The award honors U.S. Supreme Court Justice Thurgood Marshall for his commitment, in word and action, to the cause of civil rights. It is awarded to individuals in the legal profession to recognize similar long-term contributions to the advancement of civil rights, social justice and human rights in the United States.

Echohawk, a member of the Pawnee Indian tribe, has been with the Native American Rights Fund in Boulder, Colorado, since its inception in 1970 and has served as its executive director since 1977.

The first graduate of the University of New Mexico’s special program to train Indian lawyers, Echohawk was the founding member of the American Indian Law Students Association.

Currently, he serves on the boards of the American Indian Resources Institute, the Association on American Indian Affairs, the Indigenous Language Institute, the Natural Resources Defense Council and the National Center for American Indian Enterprise Development.
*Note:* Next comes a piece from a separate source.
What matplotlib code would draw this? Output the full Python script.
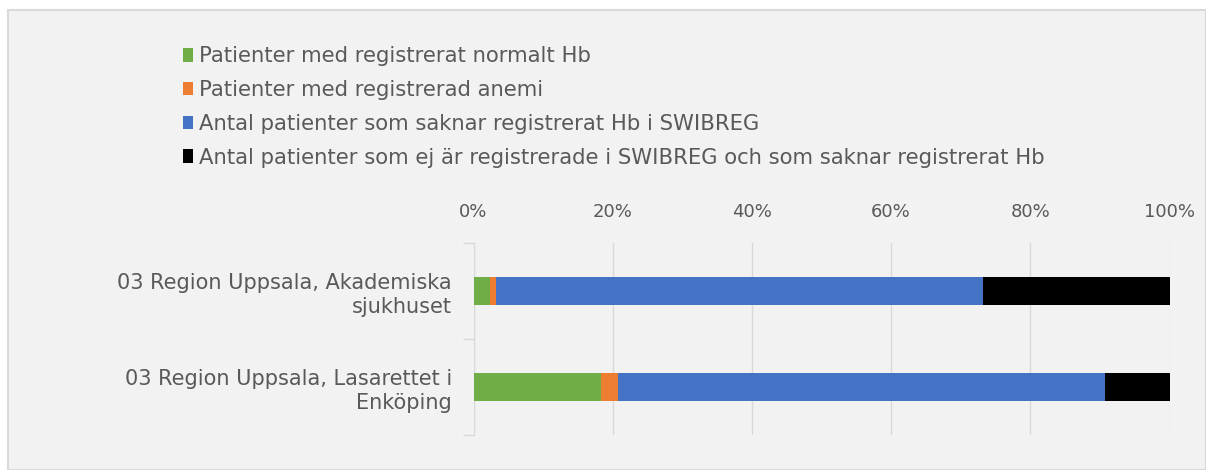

Echohawk also served as a lecturer in the Indian Studies Department at the University of California, Berkeley and the University of Colorado Boulder Department of Ethnic Studies Department in the early 1970s. He earned a bachelor’s degree in government and a law degree at the University of New Mexico in 1967 and 1970 respectively and was a Reginald Heber Smith Fellow from 1970-72.

“John Echohawk is a pioneer,” said Juan Thomas, chair of the ABA Section of Civil Rights and Social Justice. “John has been a beacon of light for the cause of advancing civil rights for Native Americans in the United States. For over 50 years, John fought, advocated and litigated for full equity, inclusion and self-determination for our Native American brothers and sisters. You cannot call the roll of the 20th century civil rights icons akin to Thurgood Marshall, John Lewis, Ruth Bader Ginsburg and Sherrilyn Ifill without saying the name John Echohawk.

“Despite the obstacles of systemic racism, efforts to eliminate tribal territories and the marginalization of the Indigenous people of America, our nation owes a significant amount of gratitude to John Echohawk for his work, his sacrifice and his commitment to never giving up.”